Guidance Counselors As Scholarship Sources

Questions Seniors Should Ask High School Guidance Counselors

Guidance CounselorsTaken from “5 Questions Seniors Should Ask High School Guidance Counselors” by Brian Witte.

Guidance counselors can help high schoolers know which college-level skills to develop during senior year, the best universities to apply to and the best scholarship sources available to you.

High school guidance counselors are a unique and valuable resource – in fact, their primary responsibility is to help students excel. If you are beginning your final year of high school, this is a great time to ask your counselor these pointed questions. Please note that these questions to your guidance counselors are just a start, there are many other questions you and your parents can ask your guidance counselor.

In Jamaica we are accustomed to having guidance counselors as a parent or religious figure, while not recognizing that they also play the role of career coaches, resume experts and financial aid extraordinaire. they are the first to know of a new tuition funding and or an internship opportunity. Don’t be afraid, just ask your high school guidance counselor.

What remaining graduation requirements do I need to meet this year?

Even if you are a near-perfect student, graduation is not a guarantee until you complete all your requirements. And if you have requirements remaining, the beginning of your senior year is the correct time to determine this fact.

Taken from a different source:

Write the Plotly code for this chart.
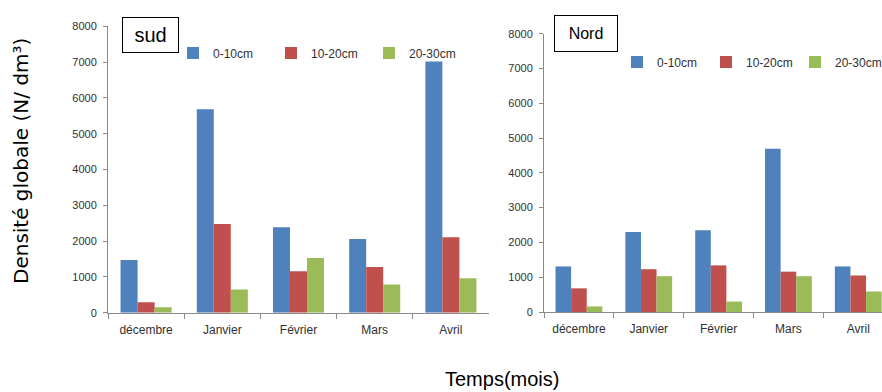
import plotly.graph_objects as go

months = ["décembre", "Janvier", "Février", "Mars", "Avril"]
series_names = ["0-10cm", "10-20cm", "20-30cm"]
colors = ["#4F81BD", "#C0504D", "#9BBB59"]

sud_0_10 = [1470, 5680, 2390, 2060, 7020]
sud_10_20 = [290, 2480, 1160, 1280, 2110]
sud_20_30 = [150, 650, 1530, 790, 960]

nord_0_10 = [1310, 2300, 2350, 4690, 1310]
nord_10_20 = [680, 1230, 1340, 1160, 1050]
nord_20_30 = [160, 1030, 300, 1030, 590]

y_ticks = [0, 1000, 2000, 3000, 4000, 5000, 6000, 7000, 8000]

W, H = 882, 392
def px(x):
    return x / W
def py(y):
    return (H - y) / H

fig = go.Figure()
sud = [sud_0_10, sud_10_20, sud_20_30]
nord = [nord_0_10, nord_10_20, nord_20_30]
for name, vals, c in zip(series_names, sud, colors):
    fig.add_trace(go.Bar(x=months, y=vals, name=name, marker=dict(color=c, line=dict(width=0)),
                         xaxis="x", yaxis="y", legend="legend"))
for name, vals, c in zip(series_names, nord, colors):
    fig.add_trace(go.Bar(x=months, y=vals, name=name, marker=dict(color=c, line=dict(width=0)),
                         xaxis="x2", yaxis="y2", legend="legend2"))

tickfont = dict(family="Liberation Sans", size=11, color="#303030")
axcol = "#8a8a8a"
common_x = dict(type="category", showgrid=False, showline=True, linecolor=axcol, linewidth=1,
                ticks="outside", tickson="boundaries", ticklen=5, tickcolor=axcol,
                tickfont=dict(family="Liberation Sans", size=12, color="#303030"),
                ticklabelstandoff=6, fixedrange=True)
common_y = dict(range=[0, 8000], tickvals=y_ticks, showgrid=False, showline=True, linecolor=axcol,
                linewidth=1, ticks="outside", ticklen=4, tickcolor=axcol, tickfont=tickfont,
                ticklabelstandoff=4, zeroline=False)

fig.update_layout(
    width=W, height=H,
    margin=dict(l=0, r=0, t=0, b=0, autoexpand=False),
    paper_bgcolor="white", plot_bgcolor="white",
    barmode="group", bargap=0.33, bargroupgap=0,
    xaxis=dict(domain=[px(108), px(489)], anchor="y", range=[-0.5, 4.5], **common_x),
    yaxis=dict(domain=[py(312.7), py(26.3)], anchor="x", **common_y),
    xaxis2=dict(domain=[px(544), 1.0], anchor="y2", range=[-0.5, 4.34], **common_x),
    yaxis2=dict(domain=[py(312), py(33.7)], anchor="x2", **common_y),
    legend=dict(orientation="h", x=px(173), y=py(53), xanchor="left", yanchor="middle",
                bgcolor="rgba(0,0,0,0)", font=dict(family="Liberation Sans", size=12, color="#303030"),
                entrywidth=53, entrywidthmode="pixels", traceorder="normal", itemwidth=30),
    legend2=dict(orientation="h", x=px(617), y=py(62), xanchor="left", yanchor="middle",
                 bgcolor="rgba(0,0,0,0)", font=dict(family="Liberation Sans", size=12, color="#303030"),
                 entrywidth=44, entrywidthmode="pixels", traceorder="normal", itemwidth=30),
    annotations=[
        dict(text="sud", x=px(150), y=py(35.3), xref="paper", yref="paper", showarrow=False,
             xanchor="center", yanchor="middle", width=55, height=34, borderpad=0,
             bordercolor="black", borderwidth=1, bgcolor="white",
             font=dict(family="Liberation Sans", size=20, color="black")),
        dict(text="Nord", x=px(586.3), y=py(33.3), xref="paper", yref="paper", showarrow=False,
             xanchor="center", yanchor="middle", width=62, height=35, borderpad=0,
             bordercolor="black", borderwidth=1, bgcolor="white",
             font=dict(family="Liberation Sans", size=16, color="black")),
        dict(text="Densité globale (N/ dm³)", x=px(21), y=py(161), xref="paper", yref="paper",
             showarrow=False, textangle=-90, xanchor="center", yanchor="middle",
             font=dict(family="DejaVu Sans", size=20, color="black")),
        dict(text="Temps(mois)", x=px(502), y=py(366), xref="paper", yref="paper",
             showarrow=False, xanchor="center", yanchor="top",
             font=dict(family="Liberation Sans", size=20, color="black")),
    ],
)

fig.write_html("out.html")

This is a worthwhile question to ask even if you believe you have finished all of your requirements. Especially at high schools with many electives or specialized classes, it can be challenging to puzzle out what counts toward graduation. Your counselor, however, is likely an expert in this area, and can give you peace of mind as you head into the home stretch.


What college-level skills should I work on this year?

Counselors are dedicated to helping their students succeed in high school and beyond. Not only are they fantastic resources for admissions information, they also have insight into college-level success.

While there is some crossover between high school and college success, college is often much more rigorous, with a greater degree of self-direction – and you pay for the experience. A great counselor can assist you in recognizing where you are already strong and where you can improve.


How can I begin transitioning from high school to college?

Doing well in college is about more than just academic skill. For instance, if you are moving far from home, you will face the challenge of living on your own. Your parents will not set your schedule or take you to club meetings or sporting events. You will need to do this while also exploring a new social circle and attending class.

Even if you are matriculating into a school close to home, you will be much more independent than ever before. This can, frankly, be a shock to the system, but your counselor can help you find ways to ease your transition.

What he or she suggests should be tailored to your needs and personality. If you are normally shy, your counselor may ask you to reach out to future classmates via social media. If you love sports, he or she may encourage you to research intramural leagues at your future home.


What is one piece of general advice you would give to all graduating seniors?

Even though each student is unique, there are certain similarities among high school experiences. Your high school counselor has worked with many students and likely has some perspective on post-high school life.

This is an open-ended question, so your counselor may have a scripted answer that he or she gives to all graduating seniors. Or your guidance counselor may tailor this piece of advice specifically to you. “Remember that college ends” is one such piece of advice. While this is obvious, it is easy to forget to live purely for the moment.


What career advice can you share?

College does end, and you will one day have to take that degree and parlay it into an employment opportunity. Senior year may be too early to plan your career, but it is not too early to begin thinking about it. Simply earning a college degree will not guarantee you a place in the world, although it does help a great deal. Many of the steps toward a great job start while you are in college.

Internships, independent study and professional connections will all play major roles in your future career. Your high school counselor can assist you in creating a plan to maximize the value of your time in college. There are numerous lessons you can learn from someone whose only job is to help you succeed. A guidance counselor may nudge you, but he or she will not grade you. Take advantage of this help, and position yourself to launch from your senior year of high school into college.